Of course this means we can all stop paying the Ned Kelly fares that Qantas collects on the trans Pacific routes and Singapore Airlines will stop insisting that unless it gets the right to fly its A380s between Australia and America we will continue to be robbed.
In our dreams.

2 Comments
Hi Ben! Are you sure that SIA operating on the Pacific would lead to a reduction in real fares? It seems to me from my experience that they are some of the best gold diggers around. Before anyone gets too excited about what SIA may be able to bring to the market, I suggest that they have a look at the fares charged from their home market where there is little competition. After an initial burst of market activity, SIA will charge just below the Qantas fares in which case they will be doing nothing to “save Australian consumers” as they so often pretend to want to do. Make no mistake: all SIA want is to feather its own nest and that of SIngapore Inc. to the detriment of Australia and Australians.
Ken.
Ken, If you mean all airlines will feather their own nests I couldn’t agree more. The most predictable consequence of a Singapore Airlines entry to the trans Pacific would be to kill off United, or would that be a mercy killing. However I disagree about them not facing competition in their home market. Changi doesn’t look all that uncontested as far as services go, and Qantas has always maintained that it sells well in the Singapore market, which although small travels a great deal.

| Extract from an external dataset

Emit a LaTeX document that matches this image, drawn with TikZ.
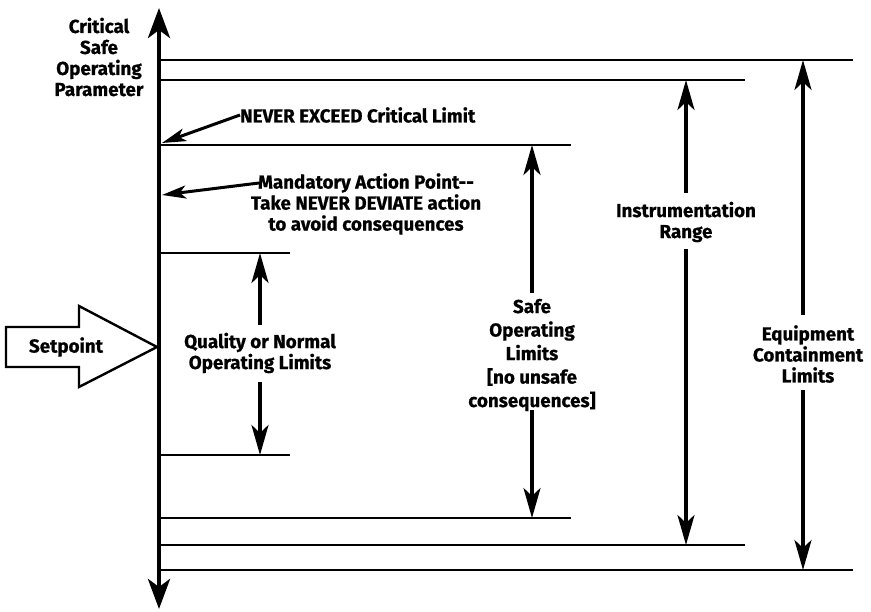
\documentclass[tikz,border=0pt]{standalone}
\usepackage{fontspec}
\setmainfont{Fira Sans}[BoldFeatures={FakeBold=0.7}]
\usetikzlibrary{arrows.meta}
\begin{document}
\begin{tikzpicture}[x=1pt,y=-1pt,
  lbl/.style={font=\bfseries\fontsize{18.8}{21}\selectfont, align=center, inner sep=0pt},
  level/.style={line width=2.6pt},
  axisline/.style={line width=4.5pt, {Stealth[length=30pt,width=22pt,inset=8pt]}-{Stealth[length=30pt,width=22pt,inset=8pt]}},
  dimline/.style={line width=3.6pt, -{Stealth[length=30pt,width=17pt,inset=8pt]}},
  pointer/.style={line width=3pt, -{Stealth[length=24pt,width=13pt,inset=6pt]}}
]
\useasboundingbox (0,0) rectangle (871,612);

% vertical parameter axis
\coordinate (axT) at (159,8);
\coordinate (axB) at (159,609);
\draw[axisline] (axB) -- (axT);

% level lines
\coordinate (eqT0) at (159,60);  \coordinate (eqT) at (853,60);
\coordinate (inT0) at (159,80);  \coordinate (inT) at (745,80);
\coordinate (saT0) at (159,145); \coordinate (saT) at (571,145);
\coordinate (quT0) at (159,253); \coordinate (quT) at (290,253);
\coordinate (quB0) at (159,455); \coordinate (quB) at (290,455);
\coordinate (saB0) at (159,518); \coordinate (saB) at (571,518);
\coordinate (inB0) at (159,545); \coordinate (inB) at (745,545);
\coordinate (eqB0) at (159,570); \coordinate (eqB) at (853,570);
\foreach \a in {eq,in,sa}{
  \draw[level] (\a T0) -- (\a T);
  \draw[level] (\a B0) -- (\a B);
}
\draw[level] (quT0) -- (quT);
\draw[level] (quB0) -- (quB);

% axis title
\node[lbl] (title) at (99,57) {Critical\\Safe\\Operating\\Parameter};

% setpoint block arrow
\coordinate (spTip) at (157,347);
\draw[line width=2.4pt, line join=miter, fill=white]
  (6,327) -- (79,327) -- (79,306) -- (spTip) -- (79,387) -- (79,367) -- (6,367) -- cycle;
\node[lbl] (setp) at (66,347) {Setpoint};

% quality / normal operating limits
\node[lbl] (qlab) at (260,353) {Quality or Normal\\Operating Limits};
\coordinate (qgT) at (260,325); \coordinate (qgB) at (260,382);
\coordinate (qaT) at (260,253); \coordinate (qaB) at (260,455);
\draw[dimline] (qgT) -- (qaT);
\draw[dimline] (qgB) -- (qaB);

% safe operating limits
\node[lbl, font=\bfseries\fontsize{18.8}{23.5}\selectfont] (slab) at (532,355) {Safe\\Operating\\Limits\\{[}no unsafe\\consequences{]}};
\coordinate (sgT) at (532,293); \coordinate (sgB) at (532,410);
\coordinate (saaT) at (532,145); \coordinate (saaB) at (532,518);
\draw[dimline] (sgT) -- (saaT);
\draw[dimline] (sgB) -- (saaB);

% instrumentation range
\node[lbl] (ilab) at (686,222) {Instrumentation\\Range};
\coordinate (igT) at (686,193); \coordinate (igB) at (686,249);
\coordinate (iaT) at (686,80); \coordinate (iaB) at (686,545);
\draw[dimline] (igT) -- (iaT);
\draw[dimline] (igB) -- (iaB);

% equipment containment limits
\node[lbl] (elab) at (808,354) {Equipment\\Containment\\Limits};
\coordinate (egT) at (803,315); \coordinate (egB) at (803,390);
\coordinate (eaT) at (803,60); \coordinate (eaB) at (803,570);
\draw[dimline] (egT) -- (eaT);
\draw[dimline] (egB) -- (eaB);

% callouts on the axis
\node[lbl, anchor=west] (never) at (240,115) {NEVER EXCEED Critical Limit};
\coordinate (neverTip) at (162,143);
\draw[pointer] (never.west) -- (neverTip);

\node[lbl] (mand) at (366,204) {Mandatory Action Point-{}-\\Take NEVER DEVIATE action\\to avoid consequences};
\coordinate (mandFrom) at (259,183);
\coordinate (mandTip) at (162,195);
\draw[pointer] (mandFrom) -- (mandTip);
\end{tikzpicture}
\end{document}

Which brings us to the dilemma of their Tiger Airlines investment in Australia. It is hopelessly inadequate as a network alternative to the Australia carriers and we know it is bleeding money and keeps missing its initial rhetoric in terms of routes or the pace of expansion.
So it has to be here for another reason, and the reason most often mentioned by our carriers is to secure a place at the table when so-called rationalisation comes to the industry as border barriers to investment by entities like the Air France KLM combination come down in the not to distant future.
It may be that like Air NZ/Ansett, Singapore Airlines is putting its money in the wrong place at the wrong time, and Tiger will fail. I’m not saying it will but it is a clear possibility in its current form.